▸ EXERCISE: Exactly as written, quote every line that follows, skipping the images.

▸ DATA EXTRACT:

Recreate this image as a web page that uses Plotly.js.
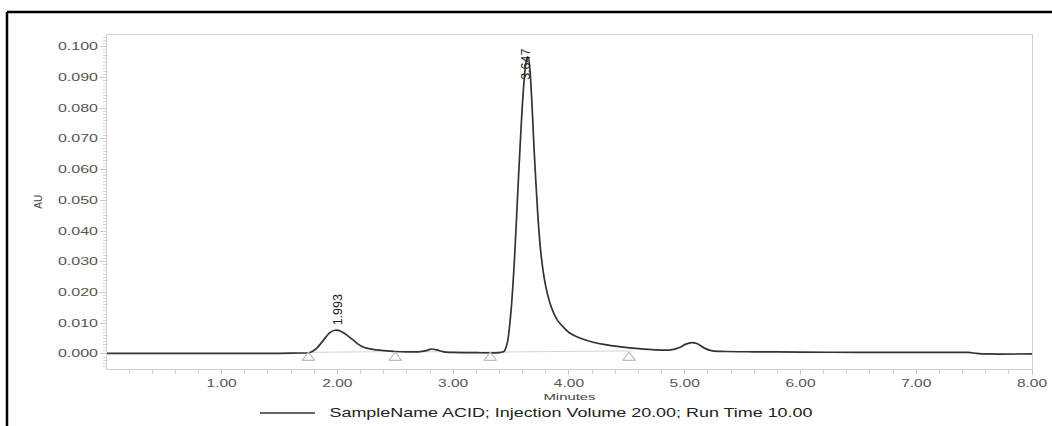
<!DOCTYPE html>
<html>
<head>
<meta charset="utf-8">
<script src="https://cdn.plot.ly/plotly-3.0.1.min.js"></script>
<style>
  html, body { margin: 0; padding: 0; background: #fff; }
  #chart { width: 1052px; height: 426px; }
</style>
</head>
<body>
<div id="chart"></div>
<script>
// Chromatogram trace (minutes, AU)
const timeMin = [0.01, 0.5, 1.0, 1.5, 1.7, 1.76, 1.82, 1.88, 1.93, 1.98, 2.03, 2.08, 2.14, 2.20, 2.26, 2.32, 2.40, 2.50, 2.60, 2.70, 2.76, 2.81, 2.86, 2.92, 3.00, 3.20, 3.40, 3.44, 3.47, 3.50, 3.53, 3.56, 3.59, 3.615, 3.635, 3.650, 3.665, 3.68, 3.70, 3.73, 3.76, 3.80, 3.85, 3.90, 3.95, 4.00, 4.10, 4.20, 4.30, 4.45, 4.60, 4.75, 4.88, 4.95, 5.01, 5.06, 5.11, 5.17, 5.24, 5.35, 5.6, 6.0, 6.5, 7.0, 7.45, 7.52, 7.6, 8.0];
const absorbanceAU = [0.0002, 0.0002, 0.0002, 0.0002, 0.0003, 0.0004, 0.0018, 0.0045, 0.0068, 0.0077, 0.0074, 0.0062, 0.0044, 0.0027, 0.0018, 0.0014, 0.0011, 0.0008, 0.0007, 0.0007, 0.0010, 0.0016, 0.0013, 0.0007, 0.0005, 0.0004, 0.0004, 0.0008, 0.0040, 0.0140, 0.0310, 0.0540, 0.0760, 0.0900, 0.0960, 0.0965, 0.0915, 0.0820, 0.0660, 0.0460, 0.0320, 0.0220, 0.0150, 0.0110, 0.0088, 0.0070, 0.0051, 0.0039, 0.0031, 0.0023, 0.0017, 0.0013, 0.0013, 0.0020, 0.0032, 0.0037, 0.0033, 0.0019, 0.0010, 0.0008, 0.0007, 0.0006, 0.0005, 0.0005, 0.0005, 0.0002, 0.0000, 0.0000];

// Integration markers (peak start / end triangles) and baseline
const markerTimes = [1.75, 2.50, 3.32, 4.52];
const markerAU = [-0.0012, -0.0012, -0.0012, -0.0012];
const baselineTimes = [1.75, 2.50, 3.32, 4.55];
const baselineAU = [0.0005, 0.0008, 0.0006, 0.0010];

// Peak retention-time labels
const peakLabels = ["1.993", "3.647"];
const peakLabelTimes = [2.005, 3.635];
const peakLabelAU = [0.0088, 0.0886];

const legendText = "SampleName ACID; Injection Volume 20.00; Run Time 10.00";
const xAxisTitle = "Minutes";
const yAxisTitle = "AU";

const FONT = "Liberation Sans, Arial, sans-serif";

const traces = [
  {
    x: baselineTimes, y: baselineAU, type: "scatter", mode: "lines",
    line: { color: "#d4d4d4", width: 1 }, hoverinfo: "skip", showlegend: false
  },
  {
    x: timeMin, y: absorbanceAU, type: "scatter", mode: "lines",
    line: { color: "#333", width: 1.7, shape: "spline", smoothing: 0.6 },
    showlegend: false
  },
  {
    x: markerTimes, y: markerAU, type: "scatter", mode: "markers",
    marker: { symbol: "triangle-up-open", size: 11, color: "#bdbdbd", line: { width: 1.2, color: "#bdbdbd" } },
    showlegend: false, cliponaxis: false
  }
];

const annotations = peakLabels.map((t, i) => ({
  x: peakLabelTimes[i], y: peakLabelAU[i], xref: "x", yref: "y",
  text: t, showarrow: false, textangle: -90,
  xanchor: "center", yanchor: "bottom",
  font: { family: FONT, size: 12.5, color: "#222" }
}));

annotations.push({
  xref: "paper", yref: "paper", x: 0.502, y: -0.1317,
  xanchor: "center", yanchor: "middle", showarrow: false,
  text: legendText, font: { family: FONT, size: 13.5, color: "#222" }
});
annotations.push({
  xref: "paper", yref: "paper", x: -0.0735, y: 0.501,
  xanchor: "center", yanchor: "middle", showarrow: false, textangle: -90,
  text: yAxisTitle, font: { family: FONT, size: 10, color: "#444" }
});

const layout = {
  width: 1052, height: 426,
  margin: { l: 107, r: 20, t: 35, b: 57 },
  paper_bgcolor: "#fff", plot_bgcolor: "#fff",
  font: { family: FONT, color: "#555" },
  showlegend: false,
  xaxis: {
    range: [0.01, 8.0],
    tickmode: "linear", tick0: 0, dtick: 1, tickformat: ".2f",
    ticks: "outside", ticklen: 5, tickcolor: "#c8c8c8", tickwidth: 1,
    minor: { dtick: 0.2, tick0: 0, ticks: "outside", ticklen: 4, tickcolor: "#d0d0d0", showgrid: false },
    showline: true, linecolor: "#d0d0d0", linewidth: 1, mirror: true,
    showgrid: false, zeroline: false,
    tickfont: { family: FONT, size: 10, color: "#555" },
    title: { text: xAxisTitle, font: { family: FONT, size: 9, color: "#444" }, standoff: 5 }
  },
  yaxis: {
    range: [-0.0049, 0.1038],
    tickmode: "linear", tick0: 0, dtick: 0.01, tickformat: ".3f",
    ticks: "outside", ticklen: 6, tickcolor: "#c8c8c8", tickwidth: 1,
    minor: { dtick: 0.001, tick0: 0, ticks: "outside", ticklen: 3, tickcolor: "#d8d8d8", showgrid: false },
    showline: true, linecolor: "#d0d0d0", linewidth: 1, mirror: true,
    showgrid: false, zeroline: false,
    tickfont: { family: FONT, size: 10, color: "#555" }
  },
  annotations: annotations,
  shapes: [
    // outer black frame (top and left edges)
    { type: "line", xref: "paper", yref: "paper", x0: -0.1081, x1: 1.06, y0: 1.0689, y1: 1.0689, line: { color: "#000", width: 2.5 } },
    { type: "line", xref: "paper", yref: "paper", x0: -0.1081, x1: -0.1081, y0: 1.0689, y1: -0.18, line: { color: "#000", width: 2.5 } },
    // legend sample line
    { type: "line", xref: "paper", yref: "paper", x0: 0.1654, x1: 0.2249, y0: -0.1317, y1: -0.1317, line: { color: "#333", width: 1.3 } }
  ]
};

Plotly.newPlot("chart", traces, layout, { displayModeBar: false, staticPlot: true }).then(gd => {
  // The reference's lettering is horizontally wide; widen the glyphs to match
  const widen = (nodes, factor, target) => nodes.forEach(t => {
    const w = t.getComputedTextLength();
    t.setAttribute("textLength", target || w * factor);
    t.setAttribute("lengthAdjust", "spacingAndGlyphs");
  });
  widen(gd.querySelectorAll(".ytick text"), 1.6);
  widen(gd.querySelectorAll(".xtick text"), 1.55);
  widen(gd.querySelectorAll(".xtitle"), 1.65);
  const legendNodes = Array.from(gd.querySelectorAll(".annotation-text")).filter(t => t.textContent === legendText);
  widen(legendNodes, 1, 483);
});
</script>
</body>
</html>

▸ COMPLETED EXERCISE:
Recreate this image as a web page that uses Plotly.js.
<!DOCTYPE html>
<html>
<head>
<meta charset="utf-8">
<script src="https://cdn.plot.ly/plotly-3.0.1.min.js"></script>
<style>
  html, body { margin: 0; padding: 0; background: #fff; }
  #chart { width: 1052px; height: 426px; }
</style>
</head>
<body>
<div id="chart"></div>
<script>
// Chromatogram trace (minutes, AU)
const timeMin = [0.01, 0.5, 1.0, 1.5, 1.7, 1.76, 1.82, 1.88, 1.93, 1.98, 2.03, 2.08, 2.14, 2.20, 2.26, 2.32, 2.40, 2.50, 2.60, 2.70, 2.76, 2.81, 2.86, 2.92, 3.00, 3.20, 3.40, 3.44, 3.47, 3.50, 3.53, 3.56, 3.59, 3.615, 3.635, 3.650, 3.665, 3.68, 3.70, 3.73, 3.76, 3.80, 3.85, 3.90, 3.95, 4.00, 4.10, 4.20, 4.30, 4.45, 4.60, 4.75, 4.88, 4.95, 5.01, 5.06, 5.11, 5.17, 5.24, 5.35, 5.6, 6.0, 6.5, 7.0, 7.45, 7.52, 7.6, 8.0];
const absorbanceAU = [0.0002, 0.0002, 0.0002, 0.0002, 0.0003, 0.0004, 0.0018, 0.0045, 0.0068, 0.0077, 0.0074, 0.0062, 0.0044, 0.0027, 0.0018, 0.0014, 0.0011, 0.0008, 0.0007, 0.0007, 0.0010, 0.0016, 0.0013, 0.0007, 0.0005, 0.0004, 0.0004, 0.0008, 0.0040, 0.0140, 0.0310, 0.0540, 0.0760, 0.0900, 0.0960, 0.0965, 0.0915, 0.0820, 0.0660, 0.0460, 0.0320, 0.0220, 0.0150, 0.0110, 0.0088, 0.0070, 0.0051, 0.0039, 0.0031, 0.0023, 0.0017, 0.0013, 0.0013, 0.0020, 0.0032, 0.0037, 0.0033, 0.0019, 0.0010, 0.0008, 0.0007, 0.0006, 0.0005, 0.0005, 0.0005, 0.0002, 0.0000, 0.0000];

// Integration markers (peak start / end triangles) and baseline
const markerTimes = [1.75, 2.50, 3.32, 4.52];
const markerAU = [-0.0012, -0.0012, -0.0012, -0.0012];
const baselineTimes = [1.75, 2.50, 3.32, 4.55];
const baselineAU = [0.0005, 0.0008, 0.0006, 0.0010];

// Peak retention-time labels
const peakLabels = ["1.993", "3.647"];
const peakLabelTimes = [2.005, 3.635];
const peakLabelAU = [0.0088, 0.0886];

const legendText = "SampleName ACID; Injection Volume 20.00; Run Time 10.00";
const xAxisTitle = "Minutes";
const yAxisTitle = "AU";

const FONT = "Liberation Sans, Arial, sans-serif";

const traces = [
  {
    x: baselineTimes, y: baselineAU, type: "scatter", mode: "lines",
    line: { color: "#d4d4d4", width: 1 }, hoverinfo: "skip", showlegend: false
  },
  {
    x: timeMin, y: absorbanceAU, type: "scatter", mode: "lines",
    line: { color: "#333", width: 1.7, shape: "spline", smoothing: 0.6 },
    showlegend: false
  },
  {
    x: markerTimes, y: markerAU, type: "scatter", mode: "markers",
    marker: { symbol: "triangle-up-open", size: 11, color: "#bdbdbd", line: { width: 1.2, color: "#bdbdbd" } },
    showlegend: false, cliponaxis: false
  }
];

const annotations = peakLabels.map((t, i) => ({
  x: peakLabelTimes[i], y: peakLabelAU[i], xref: "x", yref: "y",
  text: t, showarrow: false, textangle: -90,
  xanchor: "center", yanchor: "bottom",
  font: { family: FONT, size: 12.5, color: "#222" }
}));

annotations.push({
  xref: "paper", yref: "paper", x: 0.502, y: -0.1317,
  xanchor: "center", yanchor: "middle", showarrow: false,
  text: legendText, font: { family: FONT, size: 13.5, color: "#222" }
});
annotations.push({
  xref: "paper", yref: "paper", x: -0.0735, y: 0.501,
  xanchor: "center", yanchor: "middle", showarrow: false, textangle: -90,
  text: yAxisTitle, font: { family: FONT, size: 10, color: "#444" }
});

const layout = {
  width: 1052, height: 426,
  margin: { l: 107, r: 20, t: 35, b: 57 },
  paper_bgcolor: "#fff", plot_bgcolor: "#fff",
  font: { family: FONT, color: "#555" },
  showlegend: false,
  xaxis: {
    range: [0.01, 8.0],
    tickmode: "linear", tick0: 0, dtick: 1, tickformat: ".2f",
    ticks: "outside", ticklen: 5, tickcolor: "#c8c8c8", tickwidth: 1,
    minor: { dtick: 0.2, tick0: 0, ticks: "outside", ticklen: 4, tickcolor: "#d0d0d0", showgrid: false },
    showline: true, linecolor: "#d0d0d0", linewidth: 1, mirror: true,
    showgrid: false, zeroline: false,
    tickfont: { family: FONT, size: 10, color: "#555" },
    title: { text: xAxisTitle, font: { family: FONT, size: 9, color: "#444" }, standoff: 5 }
  },
  yaxis: {
    range: [-0.0049, 0.1038],
    tickmode: "linear", tick0: 0, dtick: 0.01, tickformat: ".3f",
    ticks: "outside", ticklen: 6, tickcolor: "#c8c8c8", tickwidth: 1,
    minor: { dtick: 0.001, tick0: 0, ticks: "outside", ticklen: 3, tickcolor: "#d8d8d8", showgrid: false },
    showline: true, linecolor: "#d0d0d0", linewidth: 1, mirror: true,
    showgrid: false, zeroline: false,
    tickfont: { family: FONT, size: 10, color: "#555" }
  },
  annotations: annotations,
  shapes: [
    // outer black frame (top and left edges)
    { type: "line", xref: "paper", yref: "paper", x0: -0.1081, x1: 1.06, y0: 1.0689, y1: 1.0689, line: { color: "#000", width: 2.5 } },
    { type: "line", xref: "paper", yref: "paper", x0: -0.1081, x1: -0.1081, y0: 1.0689, y1: -0.18, line: { color: "#000", width: 2.5 } },
    // legend sample line
    { type: "line", xref: "paper", yref: "paper", x0: 0.1654, x1: 0.2249, y0: -0.1317, y1: -0.1317, line: { color: "#333", width: 1.3 } }
  ]
};

Plotly.newPlot("chart", traces, layout, { displayModeBar: false, staticPlot: true }).then(gd => {
  // The reference's lettering is horizontally wide; widen the glyphs to match
  const widen = (nodes, factor, target) => nodes.forEach(t => {
    const w = t.getComputedTextLength();
    t.setAttribute("textLength", target || w * factor);
    t.setAttribute("lengthAdjust", "spacingAndGlyphs");
  });
  widen(gd.querySelectorAll(".ytick text"), 1.6);
  widen(gd.querySelectorAll(".xtick text"), 1.55);
  widen(gd.querySelectorAll(".xtitle"), 1.65);
  const legendNodes = Array.from(gd.querySelectorAll(".annotation-text")).filter(t => t.textContent === legendText);
  widen(legendNodes, 1, 483);
});
</script>
</body>
</html>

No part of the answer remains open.